Reception of a greeting address from the District Council on the occasion of the 60th anniversary of Aron Ishakh

Reception of a greeting address from the District Council on the occasion of the 60th anniversary of Aron Ishakh

This is a reception of a greeting address from the District Council on the occasion of my 60th birthday in Ruse, in 1982.

I received greetings from the District Council in Ruse, the Electronic Center and by the Ruse community. The address was given to me by Dimitar Avramov, secretary of the District Council. He was mayor of Ruse for many years.

As head of the administrative department of the City Council in Ruse, I was one of the leading specialists in the country. From 1969 until 1973 I experimented in Ruse with a new system of citizens' registration, and adopted the Unified Citizen's Number. I followed the experience of Czechoslovakia, Austria and Hungary and created our own, Bulgaria’s new system of citizens' registration, which is still in use throughout the country. At that time, delegates from Germany and Mongolia came to learn from our experience. Then I started working in the District Council as chief specialist.

I was a member of the leadership of 'Shalom' for 30 years, from 1961 until 1989. I was also deputy chairman of the organization for some time in the last few years. I remember that, during the totalitarian regime, all our properties were confiscated, the reason given to us being that a cultural and educational organization should not own property.

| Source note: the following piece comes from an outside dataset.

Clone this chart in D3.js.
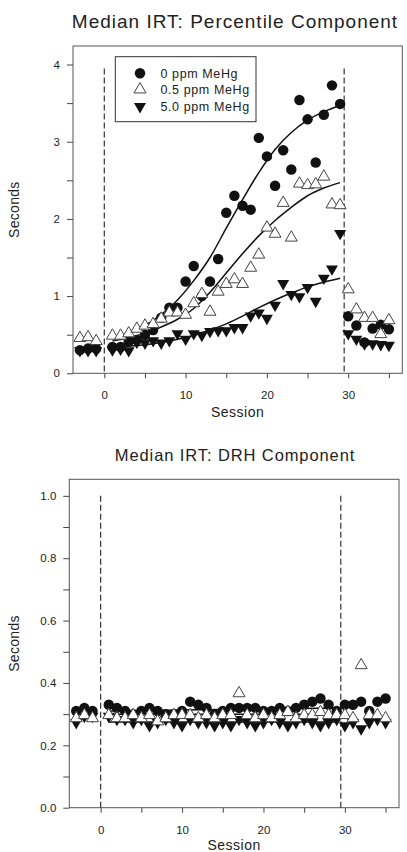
<!DOCTYPE html>
<html>
<head>
<meta charset="utf-8">
<script src="https://cdn.jsdelivr.net/npm/d3@7"></script>
<style>
  body { margin: 0; background: #fff; }
  svg { display: block; font-family: "Liberation Sans", Arial, sans-serif; }
  .tick text { font-size: 11.5px; fill: #222; }
  .tick line { stroke: #444; }
</style>
</head>
<body>
<svg width="407" height="852"></svg>
<script>
// sessions: 3 baseline, 29 exposure, 6 recovery
var sessions = [-3,-2,-1, 1,2,3,4,5,6,7,8,9,10,11,12,13,14,15,16,17,18,19,20,21,22,23,24,25,26,27,28,29, 30,31,32,33,34,35];

// Percentile component, median IRT (s)
var pctControl = [0.30,0.32,0.32, 0.34,0.34,0.41,0.43,0.50,0.56,0.72,0.85,0.85,1.19,1.39,1.00,1.19,1.48,2.08,2.30,2.17,2.12,3.05,2.81,2.43,2.89,2.64,3.54,3.29,2.73,3.35,3.73,3.49, 0.74,0.62,0.40,0.58,0.63,0.57];
var pctLow = [0.47,0.48,0.43, 0.50,0.50,0.53,0.59,0.63,0.65,0.72,0.80,0.80,0.77,0.92,1.04,0.81,1.07,1.17,1.23,1.17,1.38,1.55,1.90,1.82,2.22,1.77,2.47,2.45,2.46,2.56,2.20,2.19, 1.10,0.84,0.73,0.73,0.52,0.70];
var pctHigh = [0.28,0.28,0.28, 0.29,0.30,0.28,0.39,0.38,0.41,0.38,0.41,0.50,0.43,0.50,0.48,0.53,0.54,0.54,0.58,0.58,0.73,0.77,0.70,0.87,1.15,1.01,0.98,1.10,0.92,1.22,1.34,1.80, 0.50,0.43,0.37,0.37,0.36,0.35];

// fitted curves
var fitSessions = [1,3,5,7,9,11,13,15,17,19,21,23,25,27,29];
var fitControl = [0.45,0.52,0.62,0.76,0.95,1.20,1.50,1.88,2.25,2.60,2.90,3.12,3.28,3.39,3.47];
var fitLow = [0.42,0.46,0.52,0.60,0.70,0.84,1.05,1.30,1.55,1.78,1.98,2.15,2.30,2.40,2.47];
var fitHigh = [0.33,0.35,0.37,0.40,0.44,0.49,0.56,0.64,0.74,0.85,0.95,1.04,1.12,1.18,1.23];

// DRH component, median IRT (s)
var drhControl = [0.31,0.32,0.31, 0.33,0.32,0.31,0.30,0.31,0.32,0.31,0.30,0.30,0.31,0.34,0.33,0.32,0.30,0.31,0.32,0.32,0.32,0.32,0.31,0.31,0.32,0.31,0.32,0.33,0.34,0.35,0.33,0.31, 0.33,0.33,0.34,0.31,0.34,0.35];
var drhLow = [0.29,0.30,0.29, 0.30,0.29,0.29,0.30,0.29,0.30,0.28,0.29,0.30,0.30,0.30,0.29,0.30,0.29,0.30,0.30,0.37,0.30,0.29,0.30,0.29,0.30,0.31,0.29,0.30,0.30,0.31,0.30,0.30, 0.30,0.29,0.46,0.30,0.30,0.29];
var drhHigh = [0.27,0.29,0.29, 0.29,0.28,0.28,0.27,0.28,0.26,0.27,0.28,0.27,0.26,0.28,0.27,0.27,0.26,0.27,0.26,0.28,0.27,0.26,0.27,0.28,0.27,0.26,0.27,0.28,0.27,0.26,0.27,0.28, 0.26,0.27,0.25,0.27,0.28,0.27];
var drhFitSessions = [1,29];
var drhFitControl = [0.31,0.32];
var drhFitLow = [0.30,0.30];
var drhFitHigh = [0.275,0.275];

var groups = ["0 ppm MeHg", "0.5 ppm MeHg", "5.0 ppm MeHg"];
var phaseLines = [0, 29.5];
var xTicks = [0,5,10,15,20,25,30,35];
var xLabels = [0,10,20,30];

var svg = d3.select("svg");

var circle = d3.symbol().type(d3.symbolCircle).size(86);
var tri = d3.symbol().type(d3.symbolTriangle).size(62);

function pts(xs, ys) {
  return xs.map(function(x, i) { return [x, ys[i]]; });
}

function drawMarks(g, x, y, kind, data) {
  var sel = g.append("g").selectAll("path").data(data).enter().append("path");
  if (kind == "circle") {
    sel.attr("d", circle).attr("fill", "#111")
      .attr("transform", function(d) { return "translate(" + x(d[0]) + "," + y(d[1]) + ")"; });
  } else if (kind == "open") {
    sel.attr("d", tri).attr("fill", "#fff").attr("stroke", "#444").attr("stroke-width", 1)
      .attr("transform", function(d) { return "translate(" + x(d[0]) + "," + (y(d[1]) + 1) + ")"; });
  } else {
    sel.attr("d", tri).attr("fill", "#111")
      .attr("transform", function(d) { return "translate(" + x(d[0]) + "," + (y(d[1]) - 1) + ") rotate(180)"; });
  }
}

function drawPanel(p) {
  var x = d3.scaleLinear().domain([-3.85, 36.65]).range([p.left, p.right]);
  var y = d3.scaleLinear().domain([0, p.ymax]).range([p.bottom, p.top]);
  var g = svg.append("g");

  g.append("text")
    .attr("x", 235).attr("y", p.titleY)
    .attr("text-anchor", "middle")
    .attr("font-size", p.titleSize).attr("letter-spacing", p.titleSpacing)
    .attr("fill", "#222")
    .text(p.title);

  // axes (ticks only; frame drawn separately)
  var ya = g.append("g").attr("transform", "translate(" + p.left + ",0)")
    .call(d3.axisLeft(y).tickValues(p.yTicks).tickSize(6).tickSizeOuter(0)
      .tickFormat(function(d) { return p.yLabels.indexOf(d) >= 0 ? p.yFmt(d) : ""; }));
  ya.select(".domain").remove();
  ya.selectAll(".tick text").attr("dx", -4);

  var xa = g.append("g").attr("transform", "translate(0," + p.bottom + ")")
    .call(d3.axisBottom(x).tickValues(xTicks).tickSize(5).tickSizeOuter(0)
      .tickFormat(function(d) { return xLabels.indexOf(d) >= 0 ? d : ""; }));
  xa.select(".domain").remove();
  xa.selectAll(".tick text").attr("dy", "1.55em");

  g.append("rect")
    .attr("x", p.left).attr("y", p.top)
    .attr("width", p.right - p.left).attr("height", p.bottom - p.top)
    .attr("fill", "none").attr("stroke", "#555").attr("stroke-width", 1);

  g.selectAll(".phase").data(phaseLines).enter().append("line")
    .attr("x1", function(d) { return x(d); }).attr("x2", function(d) { return x(d); })
    .attr("y1", y(p.dashTop)).attr("y2", p.bottom)
    .attr("stroke", "#333").attr("stroke-width", 1.2).attr("stroke-dasharray", "6,3");

  g.append("text")
    .attr("x", (p.left + p.right) / 2).attr("y", p.xLabelY)
    .attr("text-anchor", "middle").attr("font-size", 14).attr("letter-spacing", 0.5)
    .attr("fill", "#222").text("Session");

  g.append("text")
    .attr("transform", "translate(19," + (p.top + p.bottom) / 2 + ") rotate(-90)")
    .attr("text-anchor", "middle").attr("font-size", 14).attr("letter-spacing", 0.3)
    .attr("fill", "#222").text("Seconds");

  var line = d3.line().curve(d3.curveMonotoneX)
    .x(function(d) { return x(d[0]); }).y(function(d) { return y(d[1]); });
  p.fits.forEach(function(f) {
    g.append("path").datum(pts(p.fitX, f))
      .attr("d", line).attr("fill", "none").attr("stroke", "#111").attr("stroke-width", 1.5);
  });

  drawMarks(g, x, y, "filled", pts(sessions, p.high));
  drawMarks(g, x, y, "circle", pts(sessions, p.control));
  drawMarks(g, x, y, "open", pts(sessions, p.low));
  return g;
}

var topPanel = drawPanel({
  title: "Median IRT: Percentile Component", titleY: 28, titleSize: 19, titleSpacing: 1,
  left: 73, right: 402.3, top: 46, bottom: 373.3, ymax: 4.24,
  yTicks: [0,0.5,1,1.5,2,2.5,3,3.5,4], yLabels: [0,1,2,3,4], yFmt: d3.format("d"),
  dashTop: 3.95, xLabelY: 417,
  control: pctControl, low: pctLow, high: pctHigh,
  fitX: fitSessions, fits: [fitControl, fitLow, fitHigh]
});

drawPanel({
  title: "Median IRT: DRH Component", titleY: 461, titleSize: 16.5, titleSpacing: 0.9,
  left: 69.3, right: 399, top: 479.3, bottom: 807.7, ymax: 1.053,
  yTicks: [0,0.1,0.2,0.3,0.4,0.5,0.6,0.7,0.8,0.9,1.0], yLabels: [0,0.2,0.4,0.6,0.8,1.0], yFmt: d3.format(".1f"),
  dashTop: 1.0, xLabelY: 850,
  control: drhControl, low: drhLow, high: drhHigh,
  fitX: drhFitSessions, fits: [drhFitControl, drhFitLow, drhFitHigh]
});

// legend (top panel only)
var leg = topPanel.append("g");
leg.append("rect").attr("x", 115.3).attr("y", 56.7).attr("width", 140.7).attr("height", 65)
  .attr("fill", "#fff").attr("stroke", "#333").attr("stroke-width", 1);
var legY = [73.3, 89.5, 106.5];
var kinds = ["circle", "open", "filled"];
groups.forEach(function(name, i) {
  var s = leg.append("path");
  if (kinds[i] == "circle") s.attr("d", circle).attr("fill", "#111").attr("transform", "translate(140," + legY[i] + ")");
  else if (kinds[i] == "open") s.attr("d", tri).attr("fill", "#fff").attr("stroke", "#444").attr("transform", "translate(140," + legY[i] + ")");
  else s.attr("d", tri).attr("fill", "#111").attr("transform", "translate(140," + legY[i] + ") rotate(180)");
  leg.append("text").attr("x", 160.5).attr("y", legY[i] + 4.5)
    .attr("font-size", 12.5).attr("letter-spacing", 0.6).attr("fill", "#222").text(name);
});
</script>
</body>
</html>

The leadership of the ‘Shalom’ center in Sofia supported us. We received 2,000 – 3,000 levs per year, with which we paid the rent on the hall we used in the building on 6 Gurko Street. We had our own building taken away and we had to pay rent to ‘Zhilfond.’ We were not allowed to perform Jewish activities. We had to organize events together with the Fatherland Front. We were afraid to organize anything. The aim of the Central Committee of the Communist Party's policy was to assimilate the Jews faster and painlessly. They also wanted to assimilate us with mixed marriages – they agitated us to have mixed marriages, so that we would change our names and abandon the traditions of the Jewish family. That was a bad period for us.